# There exists a direct sum decomposition V=W⊕Z into two subspaces, with T the projection from V onto W along Z is equivalent T∘T=T..

Let V be a vector space, and T∈L(V). Show that the following statements (i), (ii) are equivalent:

(i) There exists a direct sum decomposition V=W⊕Z into two subspace, with T the projection from V onto W along Z.

(ii) T∘T=T.

any one can help with it, i have no idea with this question

• One direction is easy. For the other: what is the kernel of $T$? How about the image?

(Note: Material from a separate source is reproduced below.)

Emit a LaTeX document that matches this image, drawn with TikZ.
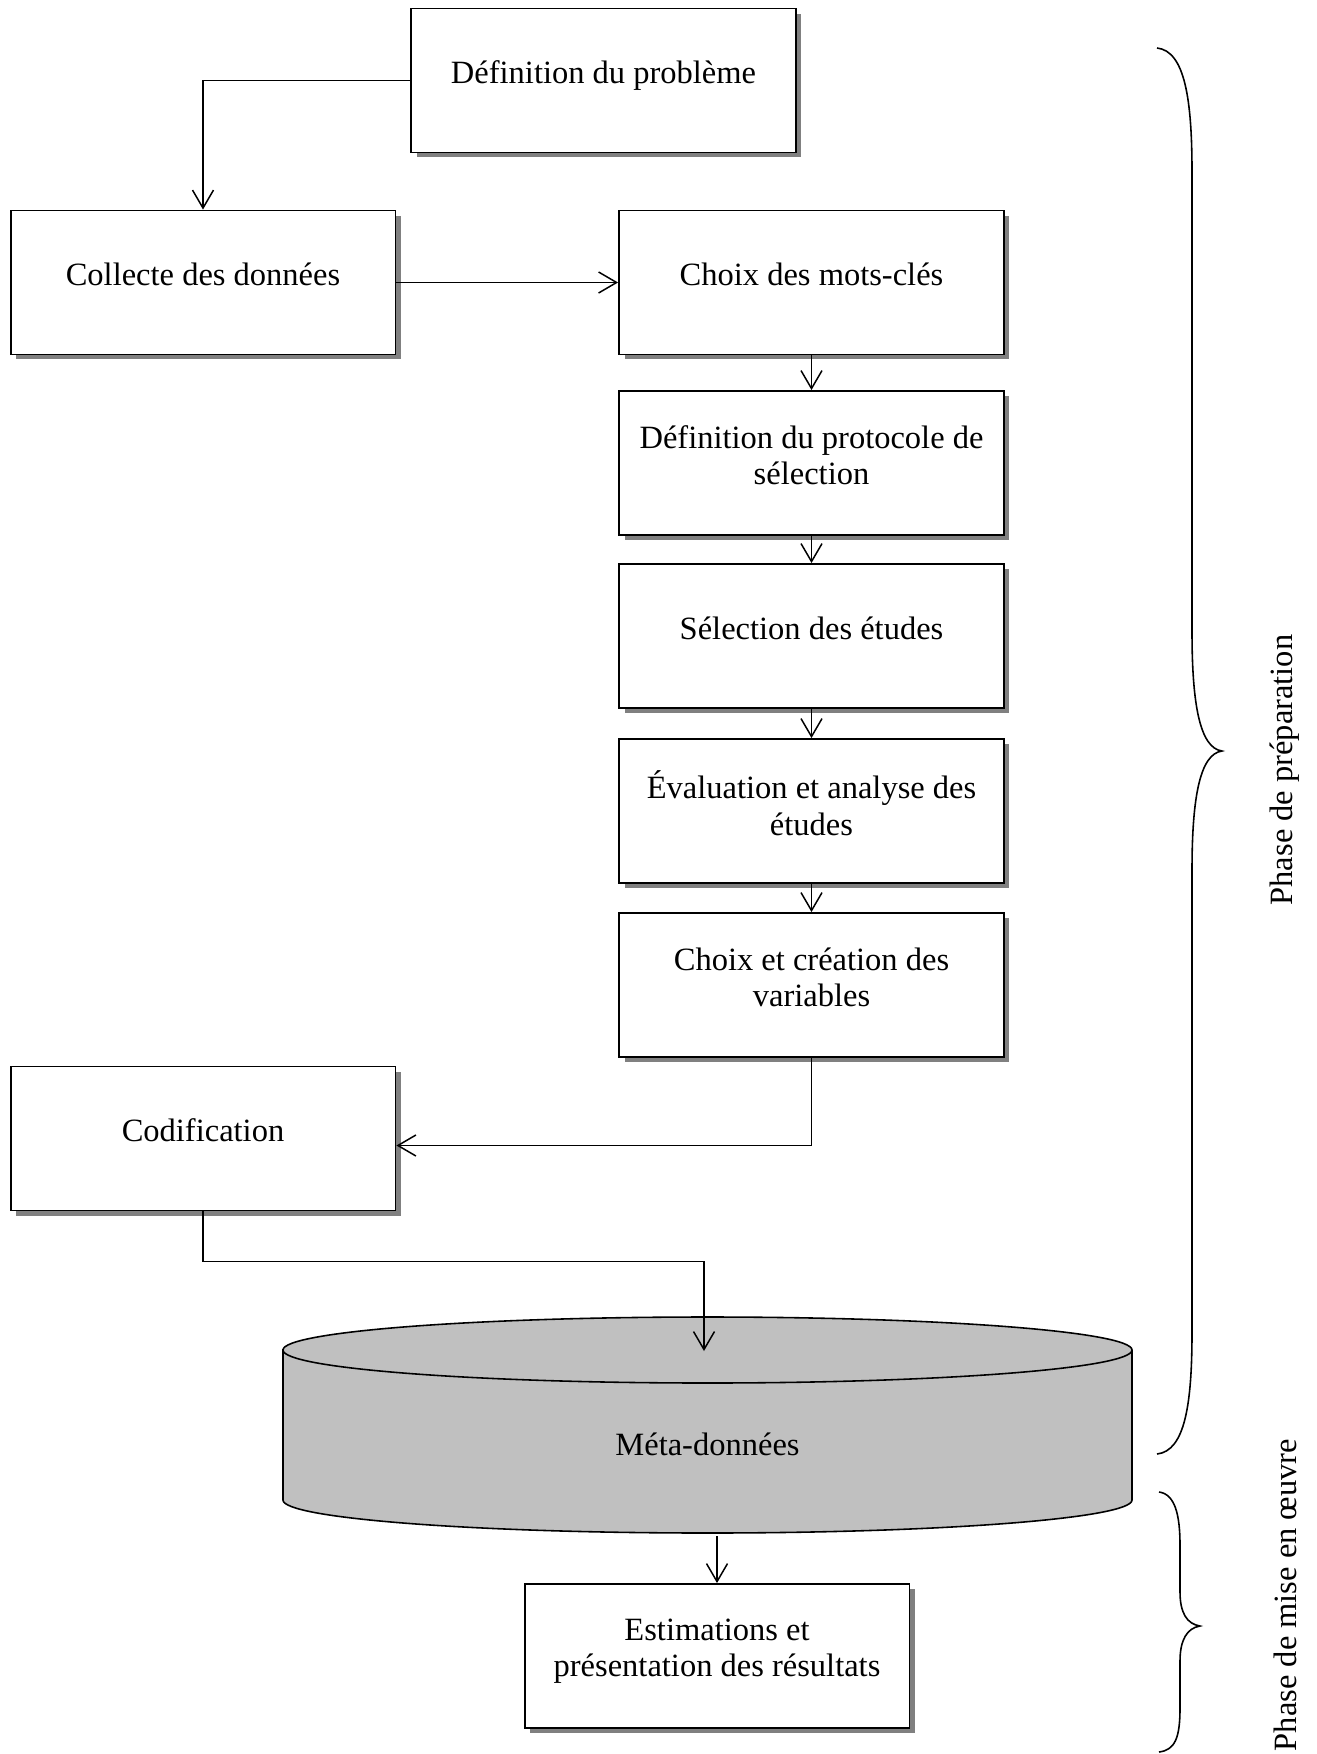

Nov 16, 2018 at 22:15

(i) $$\Longrightarrow$$ (ii):

$$V = W \oplus Z; \tag 1$$

by definition means that

$$V = W + Z, \; W \cap Z = \{0\}; \tag 2$$

we note that the decomposition of any $$v \in V$$ into

$$v = w + z, \; w \in W, \; z \in Z, \tag 3$$

is unique, for if

$$w_1 + z_1 = w_2 + z_2, \tag 4$$

then

$$W \ni w_1 - w_2 = z_2 - z_1 \in Z; \tag 5$$

thus,

$$w_1 - w_2 = 0 = z_2 - z_1 \Longrightarrow w_1 = w_2, \; z_1 = z_2 \tag 6$$

as claimed; therefore, since $$w$$ is unambiguously determined by $$v$$, we may define a function

$$T:V \to W, \; T(v) = T(w + z) = w; \tag 7$$

we investigate the linearity of $$T$$: if

$$v = av_1 + v_2, \tag 8$$

we may uniquely write

$$v_1 = w_1 + z_1, \; v_2 = w_2 + z_2, \tag 9$$

whence

$$v = a(w_1 + z_1) + w_2 + z_2 = (aw_1 + w_2) + (az_1 + z_2) \in W + Z, \tag{10}$$

uniquely; it follows that

$$Tv = T(av_1 + v_2) = aw_1 + w_2 = aTv_1 + Tv_2, \tag{11}$$

establishing the linearity of $$T$$.

We compute

$$T^2(w + z) = T(T(w + z)) = Tw = T(w + z), \tag{12}$$

whence

$$T^2 = T. \tag{13}$$

(ii) $$\Longrightarrow$$ (i):

$$T^2 = T \Longrightarrow T(T - I) = T^2 - T = 0; \tag{14}$$

set

$$W = T(V); \tag{15}$$

then, via (14):

$$w \in W \Longrightarrow \exists v \in V, \; w = Tv; \; Tw = T^2v = Tv = w; \tag{16}$$

we see that $$T$$ fixes $$w$$ pointwise; it acts as the identity on the subspace $$W$$. We may also set

$$Z = (I - T)V; \tag{17}$$

then, again by (14),

$$z \in Z \Longrightarrow \exists v \in V, z = (I - T)v; \; Tz = T(I -T)v = 0 \Longrightarrow z \in \ker T; \tag{18}$$

likewise,

$$z \in \ker T \Longrightarrow Tz = 0 \Longrightarrow z = Iz - Tz = (I - T)z \Longrightarrow z \in (I - T)V = Z; \tag{19}$$

thus,

$$Z = \ker T; \tag{20}$$

now if

$$y \in Z \cap W, \tag{21}$$

we have

$$y = Tv, \; v \in V; \tag{22}$$

$$Ty = 0; \tag{23}$$

therefore, again invoking (14),

$$y = Tv = T^2v = T(Tv) = Ty = 0; \tag{24}$$

we have then shown that

$$Z \cap W = \{0\}; \tag{25}$$

finally, for $$v \in V$$,

$$v = Iv - Tv + Tv = (I - T)v + Tv \in Z + W; \tag{26}$$

(25) and (26) show that

$$V = W \oplus Z; \tag{27}$$

(16) and (20) show that $$T$$ is a projection onto $$W$$ "along $$Z$$". Thus we have (ii) $$\Longrightarrow$$ (i).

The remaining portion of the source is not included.